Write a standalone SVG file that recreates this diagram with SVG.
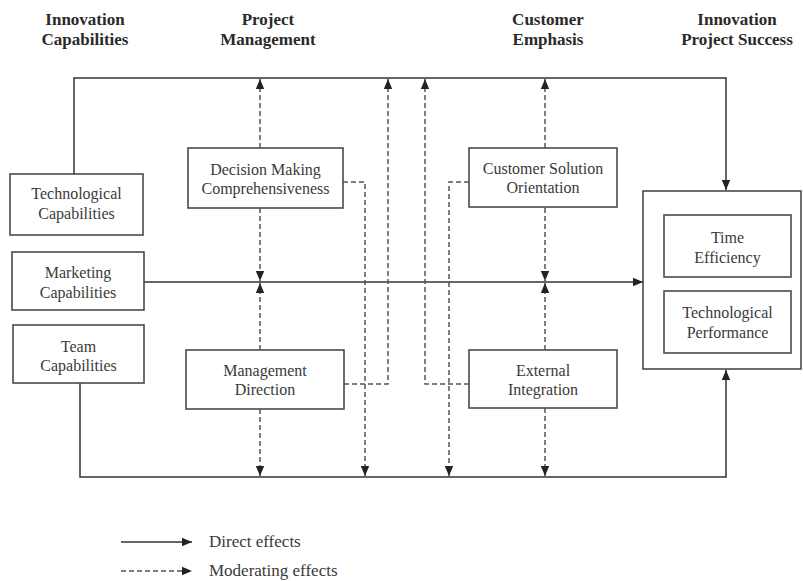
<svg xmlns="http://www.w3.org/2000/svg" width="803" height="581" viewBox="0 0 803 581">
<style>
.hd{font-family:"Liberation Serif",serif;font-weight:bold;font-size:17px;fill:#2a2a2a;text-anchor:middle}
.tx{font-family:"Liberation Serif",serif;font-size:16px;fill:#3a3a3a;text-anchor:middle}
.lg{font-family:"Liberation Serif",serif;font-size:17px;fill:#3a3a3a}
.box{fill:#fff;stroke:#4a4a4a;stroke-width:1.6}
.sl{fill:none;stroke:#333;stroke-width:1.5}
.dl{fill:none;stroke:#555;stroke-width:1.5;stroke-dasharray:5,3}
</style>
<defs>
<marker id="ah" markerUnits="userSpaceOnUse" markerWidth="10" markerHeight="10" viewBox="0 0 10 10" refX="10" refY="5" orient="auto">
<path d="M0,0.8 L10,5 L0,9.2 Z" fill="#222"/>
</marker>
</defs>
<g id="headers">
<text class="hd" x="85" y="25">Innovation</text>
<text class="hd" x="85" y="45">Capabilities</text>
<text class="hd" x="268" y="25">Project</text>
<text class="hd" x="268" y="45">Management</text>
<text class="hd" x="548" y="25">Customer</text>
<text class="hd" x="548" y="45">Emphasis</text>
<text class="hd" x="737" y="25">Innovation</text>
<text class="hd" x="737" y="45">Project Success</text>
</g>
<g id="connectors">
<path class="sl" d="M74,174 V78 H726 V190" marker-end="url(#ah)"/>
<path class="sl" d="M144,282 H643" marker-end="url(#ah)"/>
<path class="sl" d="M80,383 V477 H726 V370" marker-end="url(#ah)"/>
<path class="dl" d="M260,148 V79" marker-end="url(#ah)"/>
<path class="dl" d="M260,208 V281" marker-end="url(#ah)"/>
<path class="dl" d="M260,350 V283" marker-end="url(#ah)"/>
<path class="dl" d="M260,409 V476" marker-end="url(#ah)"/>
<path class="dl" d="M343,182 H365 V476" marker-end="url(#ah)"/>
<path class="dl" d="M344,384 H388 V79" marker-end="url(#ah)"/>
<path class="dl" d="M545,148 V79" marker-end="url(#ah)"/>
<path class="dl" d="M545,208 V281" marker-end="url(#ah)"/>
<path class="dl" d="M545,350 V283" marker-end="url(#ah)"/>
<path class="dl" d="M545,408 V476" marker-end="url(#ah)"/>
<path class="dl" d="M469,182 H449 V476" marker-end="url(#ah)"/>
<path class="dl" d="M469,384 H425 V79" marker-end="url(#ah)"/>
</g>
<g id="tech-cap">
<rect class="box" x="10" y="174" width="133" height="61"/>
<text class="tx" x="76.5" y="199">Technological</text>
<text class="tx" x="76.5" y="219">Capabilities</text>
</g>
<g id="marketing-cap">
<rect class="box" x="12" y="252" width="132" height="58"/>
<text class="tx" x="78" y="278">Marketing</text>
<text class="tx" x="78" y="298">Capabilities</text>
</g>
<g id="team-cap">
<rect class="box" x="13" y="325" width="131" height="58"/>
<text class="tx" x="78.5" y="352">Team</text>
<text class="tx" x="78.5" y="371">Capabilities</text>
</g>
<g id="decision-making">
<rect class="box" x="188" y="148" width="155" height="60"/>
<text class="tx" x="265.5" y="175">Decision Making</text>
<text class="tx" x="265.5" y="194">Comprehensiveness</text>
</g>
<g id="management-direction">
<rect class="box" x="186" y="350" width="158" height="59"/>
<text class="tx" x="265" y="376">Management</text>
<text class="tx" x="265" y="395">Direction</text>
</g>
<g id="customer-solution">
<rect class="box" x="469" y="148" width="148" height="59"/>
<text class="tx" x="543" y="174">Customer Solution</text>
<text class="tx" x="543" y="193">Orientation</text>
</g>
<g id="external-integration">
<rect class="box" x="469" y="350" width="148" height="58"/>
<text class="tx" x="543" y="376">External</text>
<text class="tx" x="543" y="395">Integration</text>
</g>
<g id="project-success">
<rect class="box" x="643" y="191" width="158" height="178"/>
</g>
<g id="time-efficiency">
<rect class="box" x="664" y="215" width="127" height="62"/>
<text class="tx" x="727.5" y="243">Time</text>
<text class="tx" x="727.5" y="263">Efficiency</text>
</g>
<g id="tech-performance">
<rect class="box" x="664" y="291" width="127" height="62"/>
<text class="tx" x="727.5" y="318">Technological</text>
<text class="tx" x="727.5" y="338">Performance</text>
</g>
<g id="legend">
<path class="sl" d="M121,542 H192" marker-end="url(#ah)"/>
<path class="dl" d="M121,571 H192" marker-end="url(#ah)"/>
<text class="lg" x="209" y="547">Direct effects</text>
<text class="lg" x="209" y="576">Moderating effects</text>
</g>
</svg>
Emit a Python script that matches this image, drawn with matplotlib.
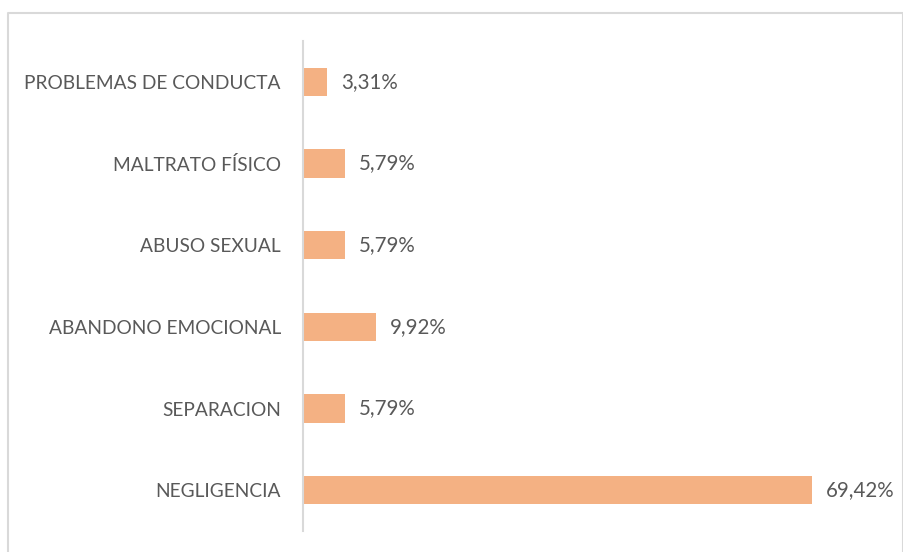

Stated problem:
Each record must be quoted in full and exactly. Do not include the pictures.

Task solution:
Write a standalone SVG file that recreates this diagram with SVG.
<svg xmlns="http://www.w3.org/2000/svg" width="803" height="581" viewBox="0 0 803 581">
<style>
.hd{font-family:"Liberation Serif",serif;font-weight:bold;font-size:17px;fill:#2a2a2a;text-anchor:middle}
.tx{font-family:"Liberation Serif",serif;font-size:16px;fill:#3a3a3a;text-anchor:middle}
.lg{font-family:"Liberation Serif",serif;font-size:17px;fill:#3a3a3a}
.box{fill:#fff;stroke:#4a4a4a;stroke-width:1.6}
.sl{fill:none;stroke:#333;stroke-width:1.5}
.dl{fill:none;stroke:#555;stroke-width:1.5;stroke-dasharray:5,3}
</style>
<defs>
<marker id="ah" markerUnits="userSpaceOnUse" markerWidth="10" markerHeight="10" viewBox="0 0 10 10" refX="10" refY="5" orient="auto">
<path d="M0,0.8 L10,5 L0,9.2 Z" fill="#222"/>
</marker>
</defs>
<g id="headers">
<text class="hd" x="85" y="25">Innovation</text>
<text class="hd" x="85" y="45">Capabilities</text>
<text class="hd" x="268" y="25">Project</text>
<text class="hd" x="268" y="45">Management</text>
<text class="hd" x="548" y="25">Customer</text>
<text class="hd" x="548" y="45">Emphasis</text>
<text class="hd" x="737" y="25">Innovation</text>
<text class="hd" x="737" y="45">Project Success</text>
</g>
<g id="connectors">
<path class="sl" d="M74,174 V78 H726 V190" marker-end="url(#ah)"/>
<path class="sl" d="M144,282 H643" marker-end="url(#ah)"/>
<path class="sl" d="M80,383 V477 H726 V370" marker-end="url(#ah)"/>
<path class="dl" d="M260,148 V79" marker-end="url(#ah)"/>
<path class="dl" d="M260,208 V281" marker-end="url(#ah)"/>
<path class="dl" d="M260,350 V283" marker-end="url(#ah)"/>
<path class="dl" d="M260,409 V476" marker-end="url(#ah)"/>
<path class="dl" d="M343,182 H365 V476" marker-end="url(#ah)"/>
<path class="dl" d="M344,384 H388 V79" marker-end="url(#ah)"/>
<path class="dl" d="M545,148 V79" marker-end="url(#ah)"/>
<path class="dl" d="M545,208 V281" marker-end="url(#ah)"/>
<path class="dl" d="M545,350 V283" marker-end="url(#ah)"/>
<path class="dl" d="M545,408 V476" marker-end="url(#ah)"/>
<path class="dl" d="M469,182 H449 V476" marker-end="url(#ah)"/>
<path class="dl" d="M469,384 H425 V79" marker-end="url(#ah)"/>
</g>
<g id="tech-cap">
<rect class="box" x="10" y="174" width="133" height="61"/>
<text class="tx" x="76.5" y="199">Technological</text>
<text class="tx" x="76.5" y="219">Capabilities</text>
</g>
<g id="marketing-cap">
<rect class="box" x="12" y="252" width="132" height="58"/>
<text class="tx" x="78" y="278">Marketing</text>
<text class="tx" x="78" y="298">Capabilities</text>
</g>
<g id="team-cap">
<rect class="box" x="13" y="325" width="131" height="58"/>
<text class="tx" x="78.5" y="352">Team</text>
<text class="tx" x="78.5" y="371">Capabilities</text>
</g>
<g id="decision-making">
<rect class="box" x="188" y="148" width="155" height="60"/>
<text class="tx" x="265.5" y="175">Decision Making</text>
<text class="tx" x="265.5" y="194">Comprehensiveness</text>
</g>
<g id="management-direction">
<rect class="box" x="186" y="350" width="158" height="59"/>
<text class="tx" x="265" y="376">Management</text>
<text class="tx" x="265" y="395">Direction</text>
</g>
<g id="customer-solution">
<rect class="box" x="469" y="148" width="148" height="59"/>
<text class="tx" x="543" y="174">Customer Solution</text>
<text class="tx" x="543" y="193">Orientation</text>
</g>
<g id="external-integration">
<rect class="box" x="469" y="350" width="148" height="58"/>
<text class="tx" x="543" y="376">External</text>
<text class="tx" x="543" y="395">Integration</text>
</g>
<g id="project-success">
<rect class="box" x="643" y="191" width="158" height="178"/>
</g>
<g id="time-efficiency">
<rect class="box" x="664" y="215" width="127" height="62"/>
<text class="tx" x="727.5" y="243">Time</text>
<text class="tx" x="727.5" y="263">Efficiency</text>
</g>
<g id="tech-performance">
<rect class="box" x="664" y="291" width="127" height="62"/>
<text class="tx" x="727.5" y="318">Technological</text>
<text class="tx" x="727.5" y="338">Performance</text>
</g>
<g id="legend">
<path class="sl" d="M121,542 H192" marker-end="url(#ah)"/>
<path class="dl" d="M121,571 H192" marker-end="url(#ah)"/>
<text class="lg" x="209" y="547">Direct effects</text>
<text class="lg" x="209" y="576">Moderating effects</text>
</g>
</svg>
Emit a Python script that matches this image, drawn with matplotlib.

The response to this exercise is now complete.